Al-Quran dan Pesona Sebait Rasa Cinta.


Oleh: Zaky Mubarrak, Lc*
Suasana Markaz Tahfizh Al-Quran dengan Syeikh Abdul Qadir al-Djiboti. (Foto: Dok. KMA Mesir)


Siapa sih yang tidak ingin menjadi hafiz Al-Quran di usia muda. Saya, anda dan kita semua memiliki cita-cita yang sama. Toh, ini keinginan dan posisi yang sangat mulia. Ditambah semangat api bagi kita semua di usia yang masih seumur jagung ini. 

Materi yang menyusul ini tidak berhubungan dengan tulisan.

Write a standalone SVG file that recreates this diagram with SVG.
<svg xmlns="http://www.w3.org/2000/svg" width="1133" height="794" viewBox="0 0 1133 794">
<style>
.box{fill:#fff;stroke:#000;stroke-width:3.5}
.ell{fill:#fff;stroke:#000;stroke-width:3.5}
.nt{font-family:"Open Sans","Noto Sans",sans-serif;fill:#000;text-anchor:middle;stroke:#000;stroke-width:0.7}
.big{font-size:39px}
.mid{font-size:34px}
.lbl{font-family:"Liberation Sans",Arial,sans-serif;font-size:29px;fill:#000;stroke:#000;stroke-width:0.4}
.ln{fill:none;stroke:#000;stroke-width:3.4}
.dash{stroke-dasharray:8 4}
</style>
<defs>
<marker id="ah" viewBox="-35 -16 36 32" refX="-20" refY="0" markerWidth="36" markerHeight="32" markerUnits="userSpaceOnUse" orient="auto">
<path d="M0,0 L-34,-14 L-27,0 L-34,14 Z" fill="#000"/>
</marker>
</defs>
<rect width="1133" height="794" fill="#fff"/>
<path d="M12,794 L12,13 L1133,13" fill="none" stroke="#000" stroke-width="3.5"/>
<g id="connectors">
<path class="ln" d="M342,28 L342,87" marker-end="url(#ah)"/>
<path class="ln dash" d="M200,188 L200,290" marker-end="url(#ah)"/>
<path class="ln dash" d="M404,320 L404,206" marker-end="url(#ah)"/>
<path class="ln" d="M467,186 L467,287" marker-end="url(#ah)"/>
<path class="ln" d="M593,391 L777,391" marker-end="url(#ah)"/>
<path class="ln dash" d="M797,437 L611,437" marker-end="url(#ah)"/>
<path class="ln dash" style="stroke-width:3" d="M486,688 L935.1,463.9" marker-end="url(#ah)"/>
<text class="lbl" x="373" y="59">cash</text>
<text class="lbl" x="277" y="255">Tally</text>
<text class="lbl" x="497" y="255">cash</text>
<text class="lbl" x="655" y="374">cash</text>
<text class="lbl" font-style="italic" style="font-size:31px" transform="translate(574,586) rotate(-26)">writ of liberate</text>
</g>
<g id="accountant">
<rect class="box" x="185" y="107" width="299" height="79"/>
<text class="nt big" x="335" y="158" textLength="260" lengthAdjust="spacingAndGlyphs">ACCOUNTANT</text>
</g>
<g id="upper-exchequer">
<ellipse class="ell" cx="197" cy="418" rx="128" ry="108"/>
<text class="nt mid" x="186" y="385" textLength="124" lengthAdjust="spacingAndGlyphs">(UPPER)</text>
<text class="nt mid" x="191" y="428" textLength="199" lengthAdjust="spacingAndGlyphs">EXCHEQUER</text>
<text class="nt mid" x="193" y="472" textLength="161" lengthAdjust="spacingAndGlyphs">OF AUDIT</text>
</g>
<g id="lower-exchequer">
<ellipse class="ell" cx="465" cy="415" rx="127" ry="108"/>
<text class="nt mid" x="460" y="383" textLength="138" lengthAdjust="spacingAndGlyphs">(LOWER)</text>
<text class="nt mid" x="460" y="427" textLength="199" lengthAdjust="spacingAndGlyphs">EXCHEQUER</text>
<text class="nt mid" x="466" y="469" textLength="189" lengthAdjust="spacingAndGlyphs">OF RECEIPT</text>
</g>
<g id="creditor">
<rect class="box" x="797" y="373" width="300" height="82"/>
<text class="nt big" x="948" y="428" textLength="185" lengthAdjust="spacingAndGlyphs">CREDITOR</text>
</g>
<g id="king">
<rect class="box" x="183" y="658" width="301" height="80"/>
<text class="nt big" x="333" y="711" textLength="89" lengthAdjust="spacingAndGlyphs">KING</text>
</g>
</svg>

Namun terkadang, itu semua terhenti dan tak bisa tercapai hanya karena faktor-faktor kecil yang sebenarnya bisa dilewati dengan mudah. Contoh rasa cepat bosan misalnya, tak sabaran, atau juga tersendat karena dihijab oleh kegiatan yang tidak penting. 

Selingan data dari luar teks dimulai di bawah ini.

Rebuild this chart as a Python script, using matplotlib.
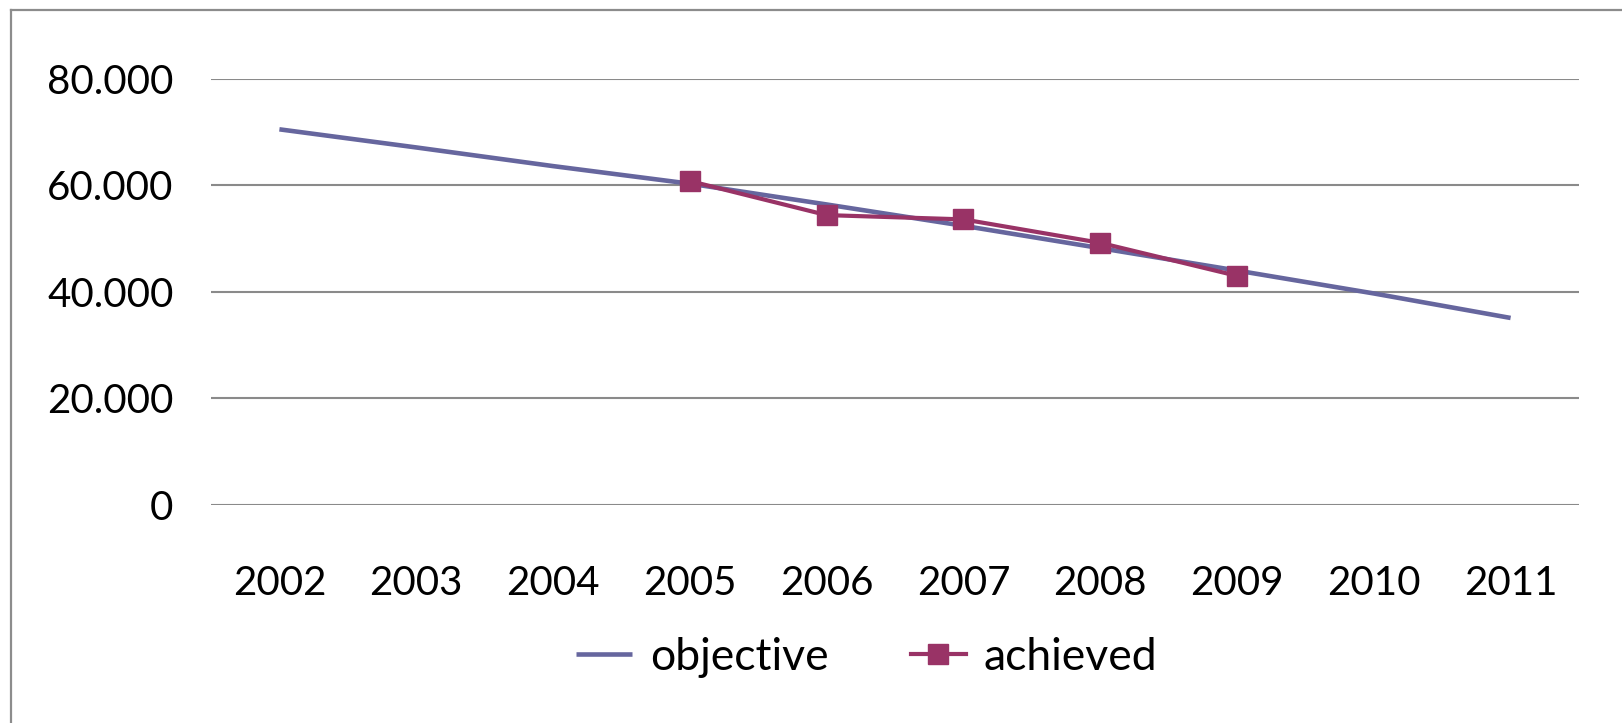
import numpy as np
import matplotlib.pyplot as plt
from matplotlib.lines import Line2D
from matplotlib.ticker import FuncFormatter

plt.rcParams['font.family'] = ['Lato', 'DejaVu Sans']

years = ['2002', '2003', '2004', '2005', '2006', '2007', '2008', '2009', '2010', '2011']
objective = [70500, 67100, 63600, 60300, 56400, 52400, 48200, 44000, 39700, 35100]
achieved = [np.nan, np.nan, np.nan, 60800, 54400, 53600, 49200, 43000, np.nan, np.nan]

OBJ_COLOR = '#66669e'
ACH_COLOR = '#993366'
GRID_COLOR = '#8a8a8a'
FS = 29
LEG_FS = 32

fig = plt.figure(figsize=(16.22, 7.23), dpi=100)
ax = fig.add_axes([211 / 1622, 1 - 505 / 723, 1368 / 1622, (505 - 78.7) / 723])

x = np.arange(len(years))
ax.plot(x, objective, color=OBJ_COLOR, lw=3.3, label='objective', solid_capstyle='butt')
ax.plot(x, achieved, color=ACH_COLOR, lw=3.0, marker='s', markersize=14,
        label='achieved')

ax.set_xlim(-0.5, len(years) - 0.5)
ax.set_ylim(0, 80000)
ax.set_yticks(np.arange(0, 80001, 20000))
ax.yaxis.set_major_formatter(FuncFormatter(lambda v, p: f'{int(v):,}'.replace(',', '.')))
ax.set_xticks(x)
ax.set_xticklabels(years)
ax.grid(axis='y', color=GRID_COLOR, lw=1.5)
ax.set_axisbelow(True)
for s in ['top', 'right', 'left', 'bottom']:
    ax.spines[s].set_visible(False)
ax.tick_params(axis='both', length=0, labelsize=FS)
ax.tick_params(axis='y', pad=27)
ax.tick_params(axis='x', pad=43)

leg = fig.legend(loc='center', bbox_to_anchor=(867 / 1622, 1 - 657 / 723), ncol=2,
                 frameon=False, fontsize=LEG_FS, handlelength=1.25, handletextpad=0.4,
                 columnspacing=1.85)

# outer chart border (left and top only are visible)
fig.add_artist(Line2D([11 / 1622, 11 / 1622], [0, 1 - 10 / 723], transform=fig.transFigure,
                      color='#8c8c8c', lw=1.6))
fig.add_artist(Line2D([11 / 1622, 1], [1 - 10 / 723, 1 - 10 / 723], transform=fig.transFigure,
                      color='#8c8c8c', lw=1.6))

fig.savefig('out.png', dpi=100, facecolor='white')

So, kenapa hal-hal yang demikian itu bisa terjadi? 

Yang harus kita ketahui, penyebab mendasar bagi seorang penghafal Al-Quran adalah terburu-buru ingin menyelesaikan hafalannya dengan usaha yang tak seirama. Seperti pepatah Aceh; “U Bek beukah, kuah beu leumak” (Ingin kuahnya lezat, namun santan tak punya). Mungkin itu kalimat yang tepat untuk menggambarkan hasrat bagi penghafal Al-Quran dengan minim usaha. 

Makanya di zaman sekarang banyak dari kita sibuk mencari metode cepat menghafal Al-Quran. Yang hasilnya ia hanya menghafal metode saja, namun tidak dengan hafalan Al-Qurannya. Padahal kunci utama untuk bisa menjadi seorang penghafal Al-Quran adalah cinta pada Al-quran itu sendiri. Masak iya, cinta tapi durasinya dipercepat tak karuan. 

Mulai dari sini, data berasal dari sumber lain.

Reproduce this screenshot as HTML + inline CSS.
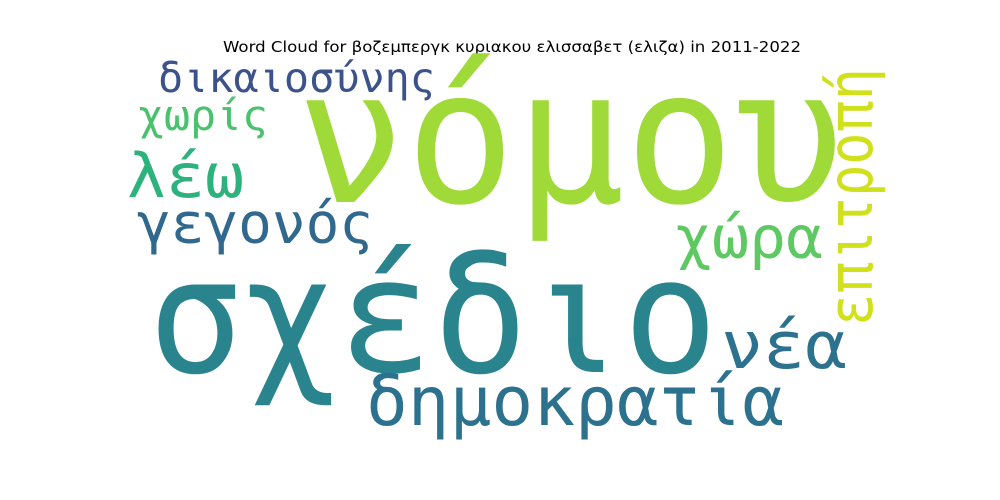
<!DOCTYPE html>
<html><head><meta charset="utf-8"><style>
html,body{margin:0;padding:0;background:#fff;}
svg{display:block;}
text{font-family:"DejaVu Sans Mono","Liberation Mono","Noto Sans CJK SC",monospace;}
.t{font-family:"DejaVu Sans","Liberation Sans",sans-serif;}
</style></head><body>
<svg width="1000" height="500" viewBox="0 0 1000 500">
<rect width="1000" height="500" fill="#fff"/>
<text class="t" x="512" y="52" text-anchor="middle" font-size="15" textLength="578" lengthAdjust="spacingAndGlyphs" fill="#000">Word Cloud for βοζεμπεργκ κυριακου ελισσαβετ (ελιζα) in 2011-2022</text>
<g>
<text x="296" y="202" font-size="186" fill="#a0da39" textLength="548" lengthAdjust="spacingAndGlyphs">νόμου</text>
<text x="148" y="372" font-size="160" fill="#2a848e" textLength="570" lengthAdjust="spacingAndGlyphs">σχέδιο</text>
<text x="366" y="425" font-size="68" fill="#2c728e" textLength="418" lengthAdjust="spacingAndGlyphs">δημοκρατία</text>
<text x="721" y="368" font-size="66" fill="#2c728e" textLength="126" lengthAdjust="spacingAndGlyphs">νέα</text>
<text x="675" y="258" font-size="59" fill="#5ec962" textLength="148" lengthAdjust="spacingAndGlyphs">χώρα</text>
<text x="137" y="243" font-size="56" fill="#31688e" textLength="236" lengthAdjust="spacingAndGlyphs">γεγονός</text>
<text x="127" y="197" font-size="61" fill="#2db27d" textLength="117" lengthAdjust="spacingAndGlyphs">λέω</text>
<text x="138" y="130" font-size="42" fill="#4ac16d" textLength="130" lengthAdjust="spacingAndGlyphs">χωρίς</text>
<text x="158" y="92" font-size="41" fill="#3b528b" textLength="277" lengthAdjust="spacingAndGlyphs">δικαιοσύνης</text>
<text transform="translate(872,326) rotate(-90)" font-size="62" fill="#d0e11c" textLength="258" lengthAdjust="spacingAndGlyphs">επιτροπή</text>
</g>
</svg>
</body></html>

Kita dan Al-Quran itu ibarat sepasang kekasih. Saling memahami dan memberi rasa. Dia tahu kita dan kitapun tahu akan dirinya. Dan akhirnya muncullah cinta yang menjelma menjadi sebait rasa hingga memberi asa pada satu sama lain. 

Dalam merasa, cinta merupakan modal utama dalam menjalin hubungan, namun itu saja sebenarnya tak cukup. Perlu adanya semangat yang terarah dan waktu yang teratur. Umpamanya sebuah kompor, yang sebesar apapun api jika kualinya tak diletakkan di atasnya maka gulai tak akan matang juga. 

Juga perlu disadari bahwa menghafal Al-Quran dan melancarkan hafalannya sebenarnya bukanlah tujuan dari seorang hafiz Al-quran itu sendiri. Tapi itu semua adalah wasilah agar kita bisa hidup dan bernafas dengan Al-Quran. 

Tapi, jangan diambil pusing ketika hafalan tak lancar. Terus ulang dan buat jadwal rutin, biasakan diri dengan jadwal di bawah bimbingan seorang mursyid dan guru. Insya Allah istiqmah itu akan datang dengan sendirinya. karena istiqamah adalah bagian lain dari kebiasaan. 

Jika ditilik lebih dekat, menghafal Al-Quran sebenarnya bagian dari proses berkembangnya manusia dari dari lahir, terus merangkak, berjalan, baru kemudian ia mampu berlari. Maka nikmatilah proses sebuah proses PDKT dengan Al-Quran. 

Secara umum ada tiga fase dalam mempelajari Al-Quran: 
1. Qiraah 
2. Tartil 
3. Tilawah. 

Jenjang Qiraah adalah jenjang awal di mana sang hafiz mengumpulkan huruf demi huruf untuk dingat. Dan ini sesuai dengan makna dasar qiraah itu sendiri yaitu jam'a atau mengumpulkan. Masa inilah kita perlu berguru dan penuh kesabaran. 

Di jenjang selanjutnya ada tartil, di mana seorang hafiz mulai mencoba dengan menghaluskan hafalannya baik dan benar sesuai kaedah tajwid. Dan sayangnya di masa ini bnyak yang merasa sudah cukup dan berhenti terlalu dini. 

Sedang di bagian akhir ada yang namanya tilawah. Di jenjang ini sang hafiz mulai mencapai maqam atau posisi tadabbur dalam membaca Al-Quran, mengkaji makna dan menghayatinya. 

Jadi, siapapun yang sabar melewati tahapan ini semua insya Allah sampailah ia pada maqam sang Hamil Al-Quran sejati. Yang perkataanya adalah Al-Quran, langkahnya Al-Furqan, dan hidupya bagaikan Al-Zikr. 

*Mahasiswa Pascasarjana Jurusan Tafsir, Universitas Al-Azhar, Kairo, Mesir.